In April 2008, HCM published a controversial essay entitled "How To Fix It," in which we outlined our (unsolicited) recommendations for how to correct the excesses that led to the credit crisis that began in mid-2007 and brought us to this historic day. We are republishing that issue of the market letter by attachment for those who did not read it the first time. Our key recommendations, which seemed much more radical in April than they do today, were the following:

  • Improve financial industry regulation and replace substance over form in the regulation we have.
  • Place absolute leverage limitations on financial institutions at much lower levels than the 30:1 levels that led to this crisis.
  • Place an absolute limitation on hedge fund leverage.
  • Regulate Wall Street compensation by basing it on multiple years' performance, add clawbacks and high water marks, and limit cash compensation that is paid out and weakens these firms' balance sheets.
  • Tax private equity firms' carried interests at ordinary interest rates rather than capital gains rates and restrict private equity firms' ability to go public.
  • Outlaw off-balance sheet entities.
  • Reinstitute the uptick rule with respect to short selling.

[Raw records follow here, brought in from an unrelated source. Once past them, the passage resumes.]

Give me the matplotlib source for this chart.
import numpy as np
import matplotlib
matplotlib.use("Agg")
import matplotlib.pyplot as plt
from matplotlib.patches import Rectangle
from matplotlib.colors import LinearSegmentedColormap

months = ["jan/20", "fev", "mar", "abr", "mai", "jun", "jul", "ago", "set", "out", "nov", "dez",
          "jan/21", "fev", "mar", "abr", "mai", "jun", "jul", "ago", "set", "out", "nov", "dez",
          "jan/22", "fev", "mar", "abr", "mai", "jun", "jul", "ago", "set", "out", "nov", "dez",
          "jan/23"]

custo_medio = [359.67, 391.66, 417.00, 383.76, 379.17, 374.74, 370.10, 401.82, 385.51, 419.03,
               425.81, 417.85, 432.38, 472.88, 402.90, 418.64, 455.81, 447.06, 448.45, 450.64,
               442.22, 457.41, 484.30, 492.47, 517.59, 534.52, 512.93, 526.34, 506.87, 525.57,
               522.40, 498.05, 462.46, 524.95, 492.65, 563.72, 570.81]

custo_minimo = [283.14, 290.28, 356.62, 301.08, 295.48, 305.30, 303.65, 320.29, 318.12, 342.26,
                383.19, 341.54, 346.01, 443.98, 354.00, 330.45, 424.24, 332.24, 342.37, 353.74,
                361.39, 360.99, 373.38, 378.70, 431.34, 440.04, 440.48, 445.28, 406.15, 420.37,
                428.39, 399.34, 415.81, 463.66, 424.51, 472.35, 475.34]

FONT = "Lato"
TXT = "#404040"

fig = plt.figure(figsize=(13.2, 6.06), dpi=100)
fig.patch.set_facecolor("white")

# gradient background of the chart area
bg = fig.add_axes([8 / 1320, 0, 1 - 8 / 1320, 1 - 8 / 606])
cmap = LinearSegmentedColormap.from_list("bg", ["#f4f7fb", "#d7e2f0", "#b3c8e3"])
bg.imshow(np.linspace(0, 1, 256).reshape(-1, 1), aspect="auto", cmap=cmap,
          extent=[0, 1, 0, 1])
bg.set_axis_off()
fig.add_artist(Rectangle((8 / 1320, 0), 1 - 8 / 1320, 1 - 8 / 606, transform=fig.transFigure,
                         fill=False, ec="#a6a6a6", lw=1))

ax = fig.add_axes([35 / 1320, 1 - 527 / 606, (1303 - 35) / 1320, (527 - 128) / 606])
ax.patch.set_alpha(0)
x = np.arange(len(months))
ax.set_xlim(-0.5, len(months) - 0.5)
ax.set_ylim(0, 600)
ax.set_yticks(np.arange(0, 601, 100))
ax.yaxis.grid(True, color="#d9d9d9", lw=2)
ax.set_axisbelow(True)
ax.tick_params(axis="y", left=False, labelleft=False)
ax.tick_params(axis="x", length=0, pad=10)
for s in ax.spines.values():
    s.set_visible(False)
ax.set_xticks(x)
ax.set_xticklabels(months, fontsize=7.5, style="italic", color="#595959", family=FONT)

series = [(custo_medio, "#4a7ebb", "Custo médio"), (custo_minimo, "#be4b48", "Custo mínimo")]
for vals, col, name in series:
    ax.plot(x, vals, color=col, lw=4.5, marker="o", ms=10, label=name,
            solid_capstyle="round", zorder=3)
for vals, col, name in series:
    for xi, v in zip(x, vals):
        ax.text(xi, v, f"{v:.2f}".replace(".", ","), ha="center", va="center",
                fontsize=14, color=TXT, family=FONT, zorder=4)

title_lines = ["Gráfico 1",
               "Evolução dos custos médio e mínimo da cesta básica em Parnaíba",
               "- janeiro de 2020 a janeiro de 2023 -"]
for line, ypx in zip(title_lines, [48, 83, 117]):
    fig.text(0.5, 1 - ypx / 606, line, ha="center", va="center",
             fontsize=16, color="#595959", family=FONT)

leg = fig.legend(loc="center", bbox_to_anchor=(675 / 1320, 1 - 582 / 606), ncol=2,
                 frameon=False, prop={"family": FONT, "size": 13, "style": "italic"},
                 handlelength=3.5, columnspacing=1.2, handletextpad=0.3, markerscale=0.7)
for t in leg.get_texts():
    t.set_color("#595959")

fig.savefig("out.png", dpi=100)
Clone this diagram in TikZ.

Finally, we made the point that too much economic activity in the United States was aimed at speculation rather than production. For example, the equity markets are increasingly dominated by quantitative investment strategies that are driven by considerations that are totally divorced from considerations of fundamental value. At the same time, the credit markets are increasingly utilized to finance change-of-control transactions for private equity firms that are done simply because low cost financing is available, not because a project is going to add to the productive capacity or capital account of the nation. As we wrote in that April issue, "[a]t some point, society has to figure out that the way an investor earns his money is even more important than the amount of money he makes. This is why human beings were vested with moral sentiments, so they could distinguish the quality of human conduct from the quantity of its results."